There we sat around the corner hand in hand, and together we bowed our heads. People were rushing about; the wedding coordinator directing people here and there, the photographers snapping photos and the bridal party enjoying each others company. Yet in that moment, in the quietness of our hearts and minds, my husband and I were alone in the presence of our Savior, Jesus Christ.
My husband prayed that God would bless our marriage, that through thick or thin together we would never lose hope in one another. That instead of focusing on each others imperfections we would always rely on Christ’s perfection. That we would wake up every day and chose to love one another not through our own strength but by the power of Christ’s perfect love.
With our hands clenched tightly to one another together we said “Amen”, both with shaky voice and just like that I was whisked away to blot the tears off my face and put on my veil.

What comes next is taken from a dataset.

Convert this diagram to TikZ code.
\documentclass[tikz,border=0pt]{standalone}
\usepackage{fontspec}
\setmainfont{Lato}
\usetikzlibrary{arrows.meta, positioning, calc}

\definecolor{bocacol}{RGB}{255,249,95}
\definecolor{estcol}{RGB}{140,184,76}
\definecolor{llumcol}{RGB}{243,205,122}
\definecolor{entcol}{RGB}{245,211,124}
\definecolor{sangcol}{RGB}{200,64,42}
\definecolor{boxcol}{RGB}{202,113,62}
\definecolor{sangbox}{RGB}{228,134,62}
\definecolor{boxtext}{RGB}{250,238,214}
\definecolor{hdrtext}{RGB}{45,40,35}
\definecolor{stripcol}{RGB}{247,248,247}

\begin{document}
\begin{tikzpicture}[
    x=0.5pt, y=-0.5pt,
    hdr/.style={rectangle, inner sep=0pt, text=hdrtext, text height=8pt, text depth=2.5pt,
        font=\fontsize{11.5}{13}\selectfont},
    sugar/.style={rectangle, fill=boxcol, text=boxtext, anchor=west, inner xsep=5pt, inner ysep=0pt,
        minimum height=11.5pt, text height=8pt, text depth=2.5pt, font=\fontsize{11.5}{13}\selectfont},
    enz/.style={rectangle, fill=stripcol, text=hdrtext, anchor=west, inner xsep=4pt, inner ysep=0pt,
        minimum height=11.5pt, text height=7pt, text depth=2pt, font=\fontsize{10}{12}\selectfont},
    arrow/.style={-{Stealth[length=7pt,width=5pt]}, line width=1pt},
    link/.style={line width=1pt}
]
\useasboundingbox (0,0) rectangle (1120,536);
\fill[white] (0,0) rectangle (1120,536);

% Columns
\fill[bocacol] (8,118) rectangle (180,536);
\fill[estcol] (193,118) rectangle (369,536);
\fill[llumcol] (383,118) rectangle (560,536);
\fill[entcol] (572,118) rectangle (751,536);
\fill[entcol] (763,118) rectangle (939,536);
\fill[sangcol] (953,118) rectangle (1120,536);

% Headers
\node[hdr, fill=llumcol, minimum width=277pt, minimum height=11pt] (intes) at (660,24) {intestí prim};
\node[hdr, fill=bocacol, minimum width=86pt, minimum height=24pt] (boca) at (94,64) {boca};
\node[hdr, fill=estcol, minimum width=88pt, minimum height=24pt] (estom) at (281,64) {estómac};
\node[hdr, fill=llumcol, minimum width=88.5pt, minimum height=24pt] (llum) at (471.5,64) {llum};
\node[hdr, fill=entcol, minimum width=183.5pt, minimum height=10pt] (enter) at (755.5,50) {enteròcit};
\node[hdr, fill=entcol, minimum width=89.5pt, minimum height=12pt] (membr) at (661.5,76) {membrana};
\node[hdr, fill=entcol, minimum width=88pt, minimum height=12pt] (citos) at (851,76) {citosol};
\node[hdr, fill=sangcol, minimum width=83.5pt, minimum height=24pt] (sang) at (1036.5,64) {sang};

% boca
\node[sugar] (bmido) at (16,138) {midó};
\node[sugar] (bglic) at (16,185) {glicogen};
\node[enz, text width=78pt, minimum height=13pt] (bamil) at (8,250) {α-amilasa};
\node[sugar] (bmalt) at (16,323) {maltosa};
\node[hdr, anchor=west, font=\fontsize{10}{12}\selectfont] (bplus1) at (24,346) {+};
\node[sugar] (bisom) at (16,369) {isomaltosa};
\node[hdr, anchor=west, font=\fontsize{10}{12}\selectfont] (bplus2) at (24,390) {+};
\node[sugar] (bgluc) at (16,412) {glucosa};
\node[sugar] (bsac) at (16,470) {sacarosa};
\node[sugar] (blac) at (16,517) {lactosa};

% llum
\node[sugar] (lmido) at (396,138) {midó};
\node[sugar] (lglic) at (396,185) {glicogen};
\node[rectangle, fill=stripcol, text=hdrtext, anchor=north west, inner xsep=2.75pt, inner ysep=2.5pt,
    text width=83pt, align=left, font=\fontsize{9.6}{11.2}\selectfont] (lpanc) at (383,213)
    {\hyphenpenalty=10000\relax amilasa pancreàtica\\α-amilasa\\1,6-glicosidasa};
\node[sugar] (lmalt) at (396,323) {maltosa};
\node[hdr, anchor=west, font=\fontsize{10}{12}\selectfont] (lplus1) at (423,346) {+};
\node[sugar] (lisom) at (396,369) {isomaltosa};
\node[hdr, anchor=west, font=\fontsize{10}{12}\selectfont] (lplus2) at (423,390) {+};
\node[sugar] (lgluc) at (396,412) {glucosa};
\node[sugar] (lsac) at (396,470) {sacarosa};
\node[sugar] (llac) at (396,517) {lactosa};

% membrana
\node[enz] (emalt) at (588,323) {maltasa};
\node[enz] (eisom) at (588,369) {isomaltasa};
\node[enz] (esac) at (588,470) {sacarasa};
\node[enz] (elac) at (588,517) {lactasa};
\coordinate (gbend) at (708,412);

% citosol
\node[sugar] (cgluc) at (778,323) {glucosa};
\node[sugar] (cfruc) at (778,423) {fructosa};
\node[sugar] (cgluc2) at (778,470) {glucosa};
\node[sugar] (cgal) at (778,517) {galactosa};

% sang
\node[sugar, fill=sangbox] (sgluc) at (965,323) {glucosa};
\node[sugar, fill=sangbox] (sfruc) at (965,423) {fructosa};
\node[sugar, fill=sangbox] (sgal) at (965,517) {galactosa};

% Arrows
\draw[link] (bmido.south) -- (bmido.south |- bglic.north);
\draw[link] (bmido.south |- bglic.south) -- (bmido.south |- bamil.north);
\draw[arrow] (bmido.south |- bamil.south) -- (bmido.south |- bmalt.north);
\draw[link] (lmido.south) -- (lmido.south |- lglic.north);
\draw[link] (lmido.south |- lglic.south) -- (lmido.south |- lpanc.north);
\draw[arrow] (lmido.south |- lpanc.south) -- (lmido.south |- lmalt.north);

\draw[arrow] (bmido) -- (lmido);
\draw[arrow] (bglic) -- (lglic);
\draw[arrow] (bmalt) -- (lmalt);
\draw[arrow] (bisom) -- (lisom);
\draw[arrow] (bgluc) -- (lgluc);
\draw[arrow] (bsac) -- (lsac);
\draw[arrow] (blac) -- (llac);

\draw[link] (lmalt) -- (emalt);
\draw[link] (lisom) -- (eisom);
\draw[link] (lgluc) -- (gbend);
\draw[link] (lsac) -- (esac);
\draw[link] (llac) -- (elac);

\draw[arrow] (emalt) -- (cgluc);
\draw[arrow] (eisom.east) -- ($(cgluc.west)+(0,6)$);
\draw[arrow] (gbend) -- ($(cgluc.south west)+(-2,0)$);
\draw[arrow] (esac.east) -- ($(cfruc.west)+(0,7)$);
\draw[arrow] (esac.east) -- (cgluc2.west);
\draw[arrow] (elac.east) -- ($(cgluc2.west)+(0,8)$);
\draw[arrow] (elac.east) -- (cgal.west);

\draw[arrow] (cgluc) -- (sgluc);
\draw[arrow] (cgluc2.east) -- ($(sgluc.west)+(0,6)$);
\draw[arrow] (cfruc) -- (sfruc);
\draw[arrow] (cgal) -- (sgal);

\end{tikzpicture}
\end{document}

Read it all. Share it with anyone you know who is about to get married, thinking of getting married, or even marking a wedding anniversary.
A couple weeks ago, my wife and I celebrated our 27th anniversary. We went to a steakhouse for dinner and the young waitress congratulated us. ”What’s your secret?,” she asked as she handed us our menus. ”Patience,” I replied, smiling. My wife quickly added, “And prayer.”
Yep. That about sums it up. The recipe for a successful marriage: patience and prayer. (And not necessarily in that order.)